HSBC’s settlements with authorities includes a deferred prosecution agreement (DPA) with the US Department of Justice (DoJ) as well as an agreement to reach resolutions with all other US authorities that have investigated HSBC and its past conducts, in relation to the current issues.
Shadowy fund transfers across the globe
HSBC was accused of money laundering on more than 170 counts, with a report by the US Senate permanent subcommittee published on 17 July revealing that the bank had allowed clients to move suspicious funds from Mexico, Iran, the Cayman Islands, Saudi Arabia, and Syria.
HSBC Mexico was fined $27.5m by the Mexican authorities in July this year, for non-compliance with AML systems and controls in relation to the US Senate investigation.
HSBC Mexico’s affiliates exposed themselves and HSBC US to money laundering by Mexican drug cartels, as a result of multiple AML deficiencies while serving high risk clients, according to a US Senate committee report published in July this year.
HSBC group has also been accused of providing bearer share accounts, US dollar services to banks linked to terrorist financing and bypassing US international sanctions on Cuba and Iran.
The agreement between the Department of Justice and HSBC will last five years and consist of an independent monitor evaluating the bank’s progress in fully implementing remedial measures and producing regular assessments of the effectiveness of the bank’s compliance function.
"We accept responsibility for our past mistakes," HSBC Group CEO Stuart Gulliver said in a statement. "Over the last two years, under new senior leadership, we have been taking concrete steps to put right what went wrong and to participate actively with government authorities in bringing to light and addressing these matters."
Standard Chartered also settles with US authorities
London-based Standard Chartered Bank has also settled with the US authorities agreeing to pay a total sum of $327m, for charges of illegal transactions with Iran, Sudan, Libya and Burma.

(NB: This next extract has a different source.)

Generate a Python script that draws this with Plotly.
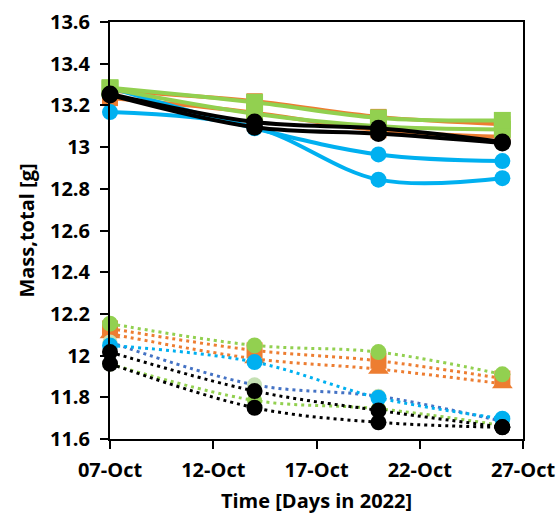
import plotly.graph_objects as go

dates = ["2022-10-07", "2022-10-14", "2022-10-20", "2022-10-26"]

# Upper group (solid, smoothed)
up_orange_a = [13.27, 13.22, 13.145, 13.11]
up_orange_b = [13.235, 13.165, 13.08, 13.05]
up_green_a = [13.285, 13.215, 13.14, 13.128]
up_green_b = [13.28, 13.16, 13.10, 13.085]
up_blue_a = [13.285, 13.09, 12.965, 12.933]
up_blue_b = [13.168, 13.095, 12.844, 12.851]
up_black_a = [13.255, 13.12, 13.09, 13.025]
up_black_b = [13.25, 13.095, 13.065, 13.02]

# Lower group (dotted)
lo_orange_sq = [12.13, 12.025, 11.975, 11.89]
lo_orange_tri = [12.105, 11.985, 11.935, 11.865]
lo_green_a = [12.153, 12.049, 12.017, 11.91]
lo_green_b = [11.96, 11.785, 11.745, 11.665]
lo_blue_a = [12.049, 11.969, 11.798, 11.697]
lo_blue_b = [12.065, 11.86, 11.805, 11.685]
lo_black_a = [12.017, 11.83, 11.737, 11.657]
lo_black_b = [11.961, 11.75, 11.68, 11.656]

y_ticks = [11.6, 11.8, 12.0, 12.2, 12.4, 12.6, 12.8, 13.0, 13.2, 13.4, 13.6]
y_tick_text = ["11.6", "11.8", "12", "12.2", "12.4", "12.6", "12.8", "13", "13.2", "13.4", "13.6"]

ORANGE = "#ED7D31"
GREEN = "#92D050"
BLUE = "#00B0F0"
ROYAL = "#4472C4"
PALE = "#C5E0B4"
BLACK = "#000000"

fig = go.Figure()

def solid(y, color, symbol, size=16):
    fig.add_trace(go.Scatter(
        x=dates, y=y, mode="lines+markers",
        line=dict(color=color, width=4, shape="spline"),
        marker=dict(color=color, symbol=symbol, size=size),
        showlegend=False, hoverinfo="skip", cliponaxis=False))

def dotted(y, color, symbol, mcolor=None, size=15):
    fig.add_trace(go.Scatter(
        x=dates, y=y, mode="lines+markers",
        line=dict(color=color, width=3, dash="3px,4px", shape="spline"),
        marker=dict(color=mcolor or color, symbol=symbol, size=size),
        showlegend=False, hoverinfo="skip", cliponaxis=False))

# lower group
dotted(lo_orange_tri, ORANGE, "triangle-up", size=18)
dotted(lo_orange_sq, ORANGE, "square", size=16)
dotted(lo_green_b, GREEN, "circle")
dotted(lo_green_a, GREEN, "circle", size=16)
dotted(lo_blue_b, ROYAL, "circle", mcolor=PALE)
dotted(lo_blue_a, BLUE, "circle", size=16)
dotted(lo_black_a, BLACK, "circle", size=16)
dotted(lo_black_b, BLACK, "circle", size=16)

# upper group
solid(up_orange_b, ORANGE, "square")
solid(up_orange_a, ORANGE, "square")
solid(up_blue_b, BLUE, "circle", 16)
solid(up_blue_a, BLUE, "circle", 16)
solid(up_green_b, GREEN, "square", 17)
solid(up_green_a, GREEN, "square", 17)
solid(up_black_b, BLACK, "circle", 17)
solid(up_black_a, BLACK, "circle", 17)

FONT = "Open Sans"
TXT = "#000000"

fig.update_layout(
    width=560, height=523,
    margin=dict(l=110, r=37, t=22, b=84),
    plot_bgcolor="white", paper_bgcolor="white",
    font=dict(family=FONT, size=20, color=TXT),
)
fig.update_xaxes(
    type="date", range=["2022-10-07", "2022-10-27"],
    tick0="2022-10-07", dtick=5 * 86400000, tickformat="%d-%b",
    ticks="outside", ticklen=8, tickwidth=1.5, tickcolor="black",
    ticklabelstandoff=4,
    showline=True, linecolor="black", linewidth=2, mirror=True,
    showgrid=False, zeroline=False, automargin=False,
    tickfont=dict(family=FONT, size=20, color=TXT, weight="bold"),
    title=dict(text="<b>Time [Days in 2022]</b>", font=dict(family=FONT, size=20), standoff=12),
)
fig.update_yaxes(
    range=[11.6, 13.6], tickvals=y_ticks, ticktext=y_tick_text,
    ticks="outside", ticklen=8, tickwidth=1.5, tickcolor="black",
    ticklabelstandoff=6,
    showline=True, linecolor="black", linewidth=2, mirror=True,
    showgrid=False, zeroline=False, automargin=False,
    tickfont=dict(family=FONT, size=20, color=TXT, weight="bold"),
    title=dict(text="<b>Mass,total [g]</b>", font=dict(family=FONT, size=20), standoff=10),
)

fig.write_html("out.html", config={"displayModeBar": False},
               post_script="document.body.style.margin='0';")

Of the total sum owed, Standard Chartered has agreed to forfeit $227m to the Department of Justice for conspiracy to violate the International Emergency Economic Powers Act (IEEPA). This settlement is part of a DPA with the Department of Justice and the New York County District Attorney’s Office for "violating New York state laws by illegally moving millions of dollars through the U.S. financial system on behalf of sanctioned Iranian, Sudanese, Libyan and Burmese entities", according to a statement by the DoJ.
A Standard Chartered spokesperson confirmed to PBI that the Office of Foreign Assets Control (OFAC) penalty of $132m had been satisfied by the $227 million forfeited to the Justice Department by the bank and that an additional fine of $100m by the Federal Reserve System has also been imposed.
The spokesperson also told PBI, "[Standard Chartered is] pleased to have reached settlement with these agencies regarding our historical sanctions compliance. In agreeing to settle we have acted in the best interests of our shareholders, clients and employees".